[Source data]
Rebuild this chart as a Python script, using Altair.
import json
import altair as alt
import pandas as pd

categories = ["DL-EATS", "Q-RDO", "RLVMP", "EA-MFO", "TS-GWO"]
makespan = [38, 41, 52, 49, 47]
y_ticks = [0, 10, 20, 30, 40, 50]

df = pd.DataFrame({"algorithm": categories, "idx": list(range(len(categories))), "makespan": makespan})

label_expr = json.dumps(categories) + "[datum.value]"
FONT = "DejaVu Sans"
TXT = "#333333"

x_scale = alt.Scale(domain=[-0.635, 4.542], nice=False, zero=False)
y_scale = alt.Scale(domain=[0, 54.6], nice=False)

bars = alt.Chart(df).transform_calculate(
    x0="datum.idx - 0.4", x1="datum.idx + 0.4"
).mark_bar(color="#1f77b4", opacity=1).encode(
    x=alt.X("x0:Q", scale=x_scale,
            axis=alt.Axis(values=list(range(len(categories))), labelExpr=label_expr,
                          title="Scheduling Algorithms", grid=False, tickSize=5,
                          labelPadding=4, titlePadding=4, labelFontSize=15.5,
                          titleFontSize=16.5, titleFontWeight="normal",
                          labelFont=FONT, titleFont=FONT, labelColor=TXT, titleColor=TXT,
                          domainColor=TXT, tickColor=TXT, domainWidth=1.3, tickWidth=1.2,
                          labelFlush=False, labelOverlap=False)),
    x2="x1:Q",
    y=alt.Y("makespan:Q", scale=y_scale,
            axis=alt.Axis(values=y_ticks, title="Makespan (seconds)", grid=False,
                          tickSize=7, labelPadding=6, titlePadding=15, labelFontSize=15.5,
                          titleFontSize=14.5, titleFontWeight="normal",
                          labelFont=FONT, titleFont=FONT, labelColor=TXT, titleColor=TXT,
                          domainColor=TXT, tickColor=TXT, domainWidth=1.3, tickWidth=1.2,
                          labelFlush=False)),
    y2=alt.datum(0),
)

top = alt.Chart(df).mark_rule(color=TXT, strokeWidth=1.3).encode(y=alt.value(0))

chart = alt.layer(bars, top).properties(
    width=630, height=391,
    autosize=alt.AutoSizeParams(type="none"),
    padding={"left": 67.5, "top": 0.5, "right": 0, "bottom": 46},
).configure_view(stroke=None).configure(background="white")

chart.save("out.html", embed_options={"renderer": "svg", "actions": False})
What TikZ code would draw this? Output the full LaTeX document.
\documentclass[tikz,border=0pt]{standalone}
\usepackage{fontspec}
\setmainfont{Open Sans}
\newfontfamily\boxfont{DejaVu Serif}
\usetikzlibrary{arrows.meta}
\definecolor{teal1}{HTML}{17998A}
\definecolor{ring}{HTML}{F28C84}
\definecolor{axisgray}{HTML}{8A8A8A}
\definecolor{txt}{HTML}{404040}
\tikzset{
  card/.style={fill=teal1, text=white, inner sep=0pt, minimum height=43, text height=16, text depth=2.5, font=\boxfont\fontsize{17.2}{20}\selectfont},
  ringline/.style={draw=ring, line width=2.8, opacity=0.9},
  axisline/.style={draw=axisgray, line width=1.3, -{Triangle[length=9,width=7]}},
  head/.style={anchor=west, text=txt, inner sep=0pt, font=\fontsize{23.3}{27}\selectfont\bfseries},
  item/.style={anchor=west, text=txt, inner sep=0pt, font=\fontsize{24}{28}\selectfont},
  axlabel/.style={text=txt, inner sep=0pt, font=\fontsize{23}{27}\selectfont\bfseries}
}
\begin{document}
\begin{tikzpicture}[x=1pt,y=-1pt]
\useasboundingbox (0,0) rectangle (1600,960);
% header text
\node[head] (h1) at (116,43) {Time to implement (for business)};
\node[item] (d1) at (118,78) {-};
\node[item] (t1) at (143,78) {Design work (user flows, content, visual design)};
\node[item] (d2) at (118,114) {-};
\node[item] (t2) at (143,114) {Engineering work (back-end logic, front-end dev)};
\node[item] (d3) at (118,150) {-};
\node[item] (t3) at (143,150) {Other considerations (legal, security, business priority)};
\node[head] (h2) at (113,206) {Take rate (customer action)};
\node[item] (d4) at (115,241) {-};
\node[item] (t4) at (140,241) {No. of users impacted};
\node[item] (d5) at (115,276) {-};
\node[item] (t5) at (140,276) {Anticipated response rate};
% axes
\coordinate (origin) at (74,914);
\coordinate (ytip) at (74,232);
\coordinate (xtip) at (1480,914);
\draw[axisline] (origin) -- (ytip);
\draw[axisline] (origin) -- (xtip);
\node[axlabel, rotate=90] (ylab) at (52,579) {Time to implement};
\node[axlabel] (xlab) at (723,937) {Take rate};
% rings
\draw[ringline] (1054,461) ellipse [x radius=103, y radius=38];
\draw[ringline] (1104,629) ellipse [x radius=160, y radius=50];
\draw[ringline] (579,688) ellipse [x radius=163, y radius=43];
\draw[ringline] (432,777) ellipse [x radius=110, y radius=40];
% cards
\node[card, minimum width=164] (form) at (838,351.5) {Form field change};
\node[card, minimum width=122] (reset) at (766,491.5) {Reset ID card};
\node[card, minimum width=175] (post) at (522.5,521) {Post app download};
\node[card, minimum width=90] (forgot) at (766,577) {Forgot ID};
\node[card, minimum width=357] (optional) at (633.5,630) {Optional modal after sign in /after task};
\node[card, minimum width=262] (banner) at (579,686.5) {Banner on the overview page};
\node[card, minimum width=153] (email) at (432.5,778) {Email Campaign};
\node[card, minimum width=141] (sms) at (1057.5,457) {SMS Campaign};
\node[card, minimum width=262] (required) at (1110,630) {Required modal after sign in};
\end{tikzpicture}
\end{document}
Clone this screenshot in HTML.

▶ [What is required]:
Quote every line of the records above, from the first down to the one holding "y_scale = alt.Scale(domain=[0, 54.6], nice=False)", exactly as written.

▶ [Answer]:
Rebuild this chart as a Python script, using Altair.
import json
import altair as alt
import pandas as pd

categories = ["DL-EATS", "Q-RDO", "RLVMP", "EA-MFO", "TS-GWO"]
makespan = [38, 41, 52, 49, 47]
y_ticks = [0, 10, 20, 30, 40, 50]

df = pd.DataFrame({"algorithm": categories, "idx": list(range(len(categories))), "makespan": makespan})

label_expr = json.dumps(categories) + "[datum.value]"
FONT = "DejaVu Sans"
TXT = "#333333"

x_scale = alt.Scale(domain=[-0.635, 4.542], nice=False, zero=False)
y_scale = alt.Scale(domain=[0, 54.6], nice=False)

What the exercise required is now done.